EXERCISE OBJECTIVE:
From the first line of the listing below, retype each line up to and including the one with "const PUBDEN_VALUES = [2.64, 3.3, 27.72, 20.46, 43.56, 2.31];"; pictures stay out.

(begin)

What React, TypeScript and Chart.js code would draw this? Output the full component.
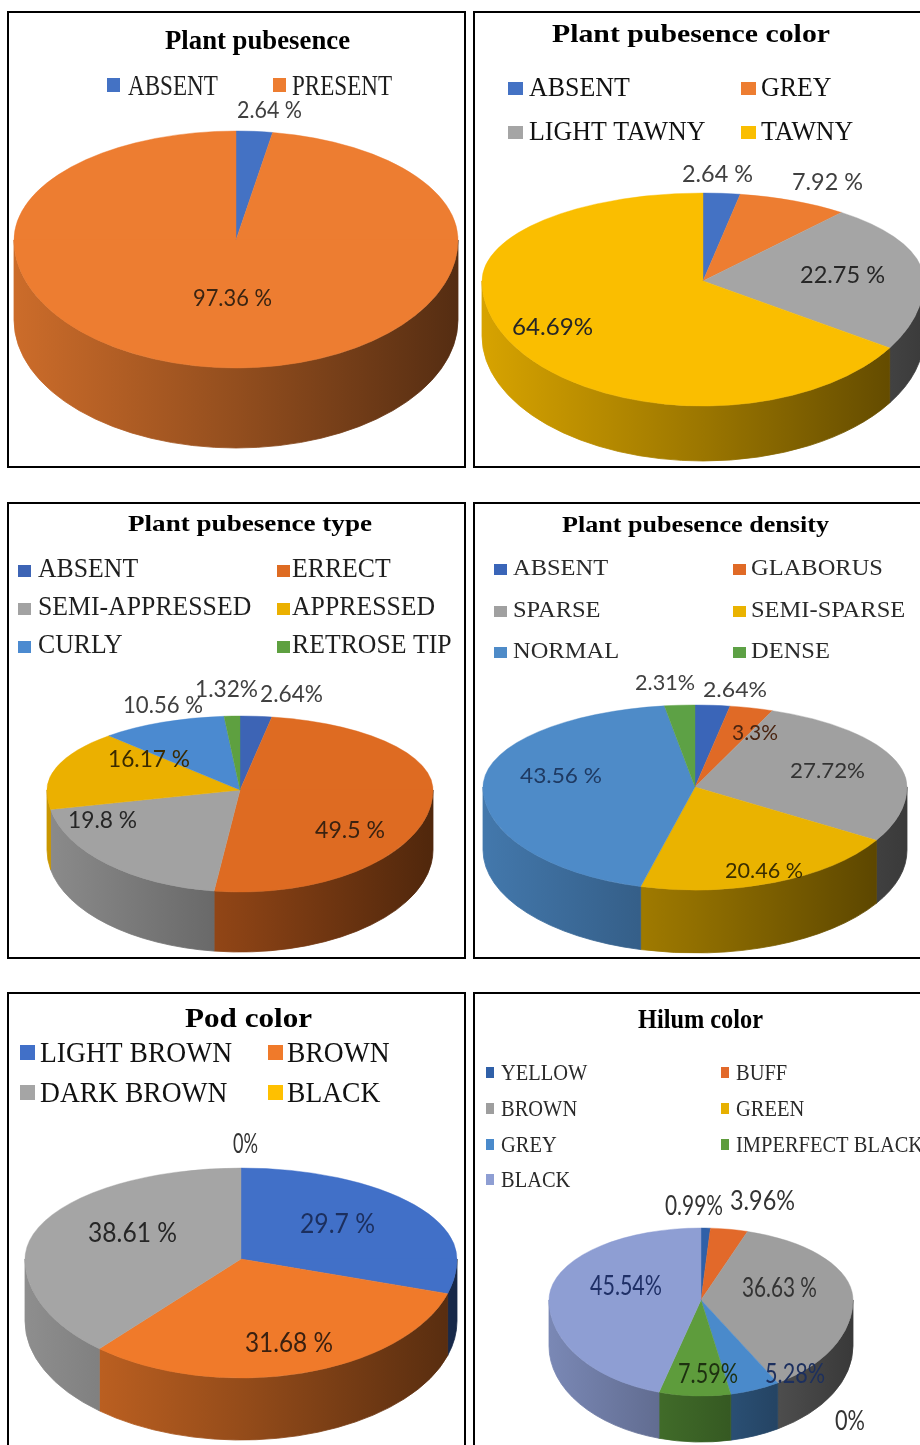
import React, { useEffect, useRef } from 'react';
import { Chart, registerables } from 'chart.js';

Chart.register(...registerables);

// ---------------- DATA ----------------
const PUB_TITLE = 'Plant pubesence';
const PUB_CATEGORIES = ['ABSENT', 'PRESENT'];
const PUB_VALUES = [2.64, 97.36];

const PUBCOL_TITLE = 'Plant pubesence color';
const PUBCOL_CATEGORIES = ['ABSENT', 'GREY', 'LIGHT TAWNY', 'TAWNY'];
const PUBCOL_VALUES = [2.64, 7.92, 22.75, 64.69];

const PUBTYPE_TITLE = 'Plant pubesence type';
const PUBTYPE_CATEGORIES = ['ABSENT', 'ERRECT', 'SEMI-APPRESSED', 'APPRESSED', 'CURLY', 'RETROSE TIP'];
const PUBTYPE_VALUES = [2.64, 49.5, 19.8, 16.17, 10.56, 1.32];

const PUBDEN_TITLE = 'Plant pubesence density';
const PUBDEN_CATEGORIES = ['ABSENT', 'GLABORUS', 'SPARSE', 'SEMI-SPARSE', 'NORMAL', 'DENSE'];
const PUBDEN_VALUES = [2.64, 3.3, 27.72, 20.46, 43.56, 2.31];

const POD_TITLE = 'Pod color';
const POD_CATEGORIES = ['LIGHT BROWN', 'BROWN', 'DARK BROWN', 'BLACK'];
const POD_VALUES = [29.7, 31.68, 38.61, 0];

const HILUM_TITLE = 'Hilum color';
const HILUM_CATEGORIES = ['YELLOW', 'BUFF', 'BROWN', 'GREEN', 'GREY', 'IMPERFECT BLACK', 'BLACK'];
const HILUM_VALUES = [0.99, 3.96, 36.63, 0, 5.28, 7.59, 45.54];

// ---------------- STYLE / LAYOUT ----------------
type Box = { x: number; y: number; w: number; h: number };
type Cfg = {
  box: Box;
  title: string;
  categories: string[];
  values: number[];
  colors: string[];
  // cx, cy: centre (tip) of the pie; ryB: back half-height, ryF: front half-height
  pie: { cx: number; cy: number; rx: number; ryB: number; ryF: number; depth: number };
  titleStyle: { cx: number; base: number; size: number; width: number };
  legend: { size: number; sx: number; cols: number[][]; rows: number[]; mw: number; mh: number; mOff: number; color: string };
  labels: { boxes: number[][]; space: boolean[]; size: number; colors: string[] };
};

const SERIF = '"Liberation Serif", "Times New Roman", serif';
const SANS = 'Lato, "Liberation Sans", sans-serif';

function shade(hex: string, f: number) {
  const h = hex.replace('#', '');
  const r = Math.round(parseInt(h.slice(0, 2), 16) * f);
  const g = Math.round(parseInt(h.slice(2, 4), 16) * f);
  const b = Math.round(parseInt(h.slice(4, 6), 16) * f);
  return `rgb(${r},${g},${b})`;
}

const CONFIGS: Cfg[] = [
  {
    box: { x: 7, y: 11, w: 459, h: 457 },
    title: PUB_TITLE,
    categories: PUB_CATEGORIES,
    values: PUB_VALUES,
    colors: ['#4472C4', '#ED7D31'],
    pie: { cx: 236, cy: 240, rx: 222, ryB: 109, ryF: 128, depth: 80 },
    titleStyle: { cx: 257.5, base: 49, size: 28, width: 185 },
    legend: { size: 30, sx: 0.77, cols: [[107, 128], [273, 292]], rows: [95], mw: 13, mh: 14, mOff: 3, color: '#1e1e1e' },
    labels: { boxes: [[237, 302, 118], [193, 272, 306]], space: [true, true], size: 23, colors: ['#404040', '#3a2412'] },
  },
  {
    box: { x: 473, y: 11, w: 460, h: 457 },
    title: PUBCOL_TITLE,
    categories: PUBCOL_CATEGORIES,
    values: PUBCOL_VALUES,
    colors: ['#4472C4', '#ED7D31', '#A5A5A5', '#FABE00'],
    pie: { cx: 703, cy: 281, rx: 221, ryB: 88, ryF: 125, depth: 55 },
    titleStyle: { cx: 691, base: 42, size: 26, width: 278 },
    legend: { size: 27, sx: 0.96, cols: [[508, 529], [741, 761]], rows: [96, 140], mw: 15, mh: 13, mOff: 1, color: '#111111' },
    labels: {
      boxes: [[682, 753, 182], [792, 863, 190], [800, 885, 283], [512, 593, 335]],
      space: [true, true, true, false],
      size: 24,
      colors: ['#404040', '#404040', '#262626', '#262626'],
    },
  },
  {
    box: { x: 7, y: 502, w: 459, h: 457 },
    title: PUBTYPE_TITLE,
    categories: PUBTYPE_CATEGORIES,
    values: PUBTYPE_VALUES,
    colors: ['#3D64B5', '#DE6B22', '#A2A2A2', '#EBB000', '#4B8AD0', '#5EA040'],
    pie: { cx: 240, cy: 790, rx: 193, ryB: 74, ryF: 102, depth: 60 },
    titleStyle: { cx: 250, base: 531, size: 23, width: 244 },
    legend: { size: 28, sx: 0.92, cols: [[18, 38], [277, 292]], rows: [577, 615, 653], mw: 13, mh: 12, mOff: 0, color: '#1e1e1e' },
    labels: {
      boxes: [[260, 323, 702], [315, 385, 838], [68, 137, 828], [108, 190, 767], [123, 203, 713], [195, 258, 697]],
      space: [false, true, true, true, true, false],
      size: 23,
      colors: ['#404040', '#3a2210', '#262626', '#3a2a00', '#404040', '#404040'],
    },
  },
  {
    box: { x: 473, y: 502, w: 460, h: 457 },
    title: PUBDEN_TITLE,
    categories: PUBDEN_CATEGORIES,
    values: PUBDEN_VALUES,
    colors: ['#3A65B8', '#E06A26', '#A0A0A0', '#EAB300', '#4E8BC8', '#5DA145'],
    pie: { cx: 695, cy: 787, rx: 212, ryB: 82, ryF: 103, depth: 63 },
    titleStyle: { cx: 695.5, base: 532, size: 23, width: 267 },
    legend: { size: 24, sx: 1.02, cols: [[494, 513], [733, 751]], rows: [575, 617, 658], mw: 13, mh: 11, mOff: 0, color: '#2a2a2a' },
    labels: {
      boxes: [[703, 767, 697], [732, 778, 740], [790, 865, 778], [725, 803, 878], [520, 602, 783], [635, 695, 690]],
      space: [false, false, false, true, true, false],
      size: 22,
      colors: ['#404040', '#4a2410', '#333333', '#3a2e00', '#1f3a62', '#404040'],
    },
  },
  {
    box: { x: 7, y: 992, w: 459, h: 460 },
    title: POD_TITLE,
    categories: POD_CATEGORIES,
    values: POD_VALUES,
    colors: ['#4170C8', '#F07A2A', '#A5A5A5', '#FFC000'],
    pie: { cx: 241, cy: 1259, rx: 216, ryB: 91, ryF: 119, depth: 62 },
    titleStyle: { cx: 248.5, base: 1027, size: 28, width: 127 },
    legend: { size: 29, sx: 0.95, cols: [[20, 40], [268, 287]], rows: [1062, 1102], mw: 15, mh: 15, mOff: 2, color: '#111111' },
    labels: {
      boxes: [[300, 375, 1233], [245, 333, 1352], [88, 177, 1242], [233, 258, 1153]],
      space: [true, true, true, false],
      size: 27,
      colors: ['#1c2f5e', '#3a2010', '#262626', '#333333'],
    },
  },
  {
    box: { x: 473, y: 992, w: 460, h: 460 },
    title: HILUM_TITLE,
    categories: HILUM_CATEGORIES,
    values: HILUM_VALUES,
    colors: ['#3060A8', '#E2692A', '#9E9E9E', '#E7B000', '#4A8ACB', '#5E9C3C', '#8E9ED3'],
    pie: { cx: 701, cy: 1300, rx: 152, ryB: 72, ryF: 96, depth: 46 },
    titleStyle: { cx: 700.5, base: 1028, size: 27, width: 125 },
    legend: { size: 23, sx: 0.89, cols: [[486, 501], [721, 736]], rows: [1080, 1116, 1152, 1187], mw: 8, mh: 11, mOff: 2, color: '#2a2a2a' },
    labels: {
      boxes: [[665, 723, 1215], [730, 795, 1210], [742, 817, 1297], [835, 865, 1430], [765, 825, 1383], [678, 738, 1383], [590, 662, 1295]],
      space: [false, false, true, false, false, false, false],
      size: 26,
      colors: ['#333333', '#333333', '#333333', '#333333', '#1c2f5e', '#1d3010', '#1f2f66'],
    },
  },
];

function drawScaledText(
  ctx: CanvasRenderingContext2D,
  text: string,
  x: number,
  base: number,
  font: string,
  color: string,
  opts: { sx?: number; width?: number; center?: boolean }
) {
  ctx.save();
  ctx.font = font;
  ctx.fillStyle = color;
  ctx.textAlign = 'left';
  ctx.textBaseline = 'alphabetic';
  const mw = ctx.measureText(text).width;
  const sx = opts.width ? opts.width / mw : opts.sx ?? 1;
  const w = mw * sx;
  const left = opts.center ? x - w / 2 : x;
  ctx.translate(left, base);
  ctx.scale(sx, 1);
  ctx.fillText(text, 0, 0);
  ctx.restore();
}

function pie3dPlugin(cfg: Cfg) {
  const ox = cfg.box.x;
  const oy = cfg.box.y;
  const cx = cfg.pie.cx - ox;
  const cy = cfg.pie.cy - oy;
  const W = cfg.box.w;
  const H = cfg.box.h;
  const setHalf = (ctx: CanvasRenderingContext2D, arc: any, front: boolean) => {
    const { rx, ryB, ryF } = cfg.pie;
    ctx.beginPath();
    if (front) ctx.rect(0, cy - 0.5, W, H - cy + 0.5);
    else ctx.rect(0, 0, W, cy + 0.5);
    ctx.clip();
    ctx.translate(cx, cy);
    ctx.scale(1, (front ? ryF : ryB) / rx);
    ctx.translate(-arc.x, -arc.y);
  };
  return {
    id: 'pie3d',
    beforeDatasetsDraw(chart: any) {
      const ctx = chart.ctx as CanvasRenderingContext2D;
      const arcs = chart.getDatasetMeta(0).data as any[];
      const { rx, ryF, depth } = cfg.pie;
      // side walls of the visible (front) half
      arcs.forEach((arc: any, i: number) => {
        const s = arc.startAngle;
        const e = arc.endAngle;
        if (!(e - s > 0)) return;
        const col = cfg.colors[i];
        for (let m = -1; m <= 1; m++) {
          const lo = Math.max(s, 2 * Math.PI * m);
          const hi = Math.min(e, 2 * Math.PI * m + Math.PI);
          if (hi <= lo) continue;
          ctx.beginPath();
          ctx.ellipse(cx, cy, rx, ryF, 0, lo, hi, false);
          ctx.ellipse(cx, cy + depth, rx, ryF, 0, hi, lo, true);
          ctx.closePath();
          const g = ctx.createLinearGradient(cx - rx, 0, cx + rx, 0);
          g.addColorStop(0, shade(col, 0.86));
          g.addColorStop(0.5, shade(col, 0.62));
          g.addColorStop(1, shade(col, 0.36));
          ctx.fillStyle = g;
          ctx.fill();
          ctx.strokeStyle = g;
          ctx.lineWidth = 0.8;
          ctx.stroke();
        }
      });
      // back half of the top face (drawn by Chart.js with this transform)
      ctx.save();
      setHalf(ctx, arcs[0], false);
    },
    afterDatasetsDraw(chart: any) {
      const ctx = chart.ctx as CanvasRenderingContext2D;
      ctx.restore();
      // front half of the top face: same arcs, redrawn by the controller
      const meta = chart.getDatasetMeta(0);
      ctx.save();
      setHalf(ctx, meta.data[0], true);
      meta.controller.draw();
      ctx.restore();
    },
    afterDraw(chart: any) {
      const ctx = chart.ctx as CanvasRenderingContext2D;
      // title
      const t = cfg.titleStyle;
      drawScaledText(ctx, cfg.title, t.cx - ox, t.base - oy, `bold ${t.size}px ${SERIF}`, '#000000', { width: t.width, center: true });
      // legend
      const L = cfg.legend;
      cfg.categories.forEach((name, i) => {
        const row = Math.floor(i / 2);
        const col = i % 2;
        const [mx, tx] = L.cols[col];
        const base = L.rows[row];
        ctx.fillStyle = cfg.colors[i];
        ctx.fillRect(mx - ox, base - L.mOff - L.mh - oy, L.mw, L.mh);
        drawScaledText(ctx, name, tx - ox, base - oy, `${L.size}px ${SERIF}`, L.color, { sx: L.sx });
      });
      // data labels
      const lb = cfg.labels;
      cfg.values.forEach((v, i) => {
        const [x0, x1, base] = lb.boxes[i];
        const text = `${v}${lb.space[i] ? ' ' : ''}%`;
        drawScaledText(ctx, text, (x0 + x1) / 2 - ox, base - oy, `${lb.size}px ${SANS}`, lb.colors[i], { width: x1 - x0, center: true });
      });
    },
  };
}

function Panel({ cfg }: { cfg: Cfg }) {
  const ref = useRef<HTMLCanvasElement>(null);
  useEffect(() => {
    const canvas = ref.current;
    if (!canvas) return;
    const chart = new Chart(canvas, {
      type: 'pie',
      data: {
        labels: cfg.categories,
        datasets: [
          {
            data: cfg.values,
            backgroundColor: cfg.colors,
            borderColor: cfg.colors,
            borderWidth: 0.6,
            radius: cfg.pie.rx,
            clip: false,
          } as any,
        ],
      },
      options: {
        responsive: false,
        maintainAspectRatio: false,
        animation: false,
        events: [],
        layout: { padding: 0 },
        plugins: {
          legend: { display: false },
          title: { display: false },
          tooltip: { enabled: false },
        },
      },
      plugins: [pie3dPlugin(cfg) as any],
    });
    return () => chart.destroy();
  }, [cfg]);
  const b = cfg.box;
  return (
    <>
      <canvas
        ref={ref}
        width={b.w}
        height={b.h}
        style={{ position: 'absolute', left: b.x, top: b.y, width: b.w, height: b.h }}
      />
      <div
        style={{
          position: 'absolute',
          left: b.x,
          top: b.y,
          width: b.w,
          height: b.h,
          border: '2px solid #000',
          boxSizing: 'border-box',
          pointerEvents: 'none',
        }}
      />
    </>
  );
}

export default function App() {
  return (
    <div
      style={{
        position: 'absolute',
        left: 0,
        top: 0,
        width: 920,
        height: 1445,
        overflow: 'hidden',
        background: '#ffffff',
      }}
    >
      {CONFIGS.map((c, i) => (
        <Panel key={i} cfg={c} />
      ))}
    </div>
  );
}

(end)

RESPONSE BELOW:
What React, TypeScript and Chart.js code would draw this? Output the full component.
import React, { useEffect, useRef } from 'react';
import { Chart, registerables } from 'chart.js';

Chart.register(...registerables);

// ---------------- DATA ----------------
const PUB_TITLE = 'Plant pubesence';
const PUB_CATEGORIES = ['ABSENT', 'PRESENT'];
const PUB_VALUES = [2.64, 97.36];

const PUBCOL_TITLE = 'Plant pubesence color';
const PUBCOL_CATEGORIES = ['ABSENT', 'GREY', 'LIGHT TAWNY', 'TAWNY'];
const PUBCOL_VALUES = [2.64, 7.92, 22.75, 64.69];

const PUBTYPE_TITLE = 'Plant pubesence type';
const PUBTYPE_CATEGORIES = ['ABSENT', 'ERRECT', 'SEMI-APPRESSED', 'APPRESSED', 'CURLY', 'RETROSE TIP'];
const PUBTYPE_VALUES = [2.64, 49.5, 19.8, 16.17, 10.56, 1.32];

const PUBDEN_TITLE = 'Plant pubesence density';
const PUBDEN_CATEGORIES = ['ABSENT', 'GLABORUS', 'SPARSE', 'SEMI-SPARSE', 'NORMAL', 'DENSE'];
const PUBDEN_VALUES = [2.64, 3.3, 27.72, 20.46, 43.56, 2.31];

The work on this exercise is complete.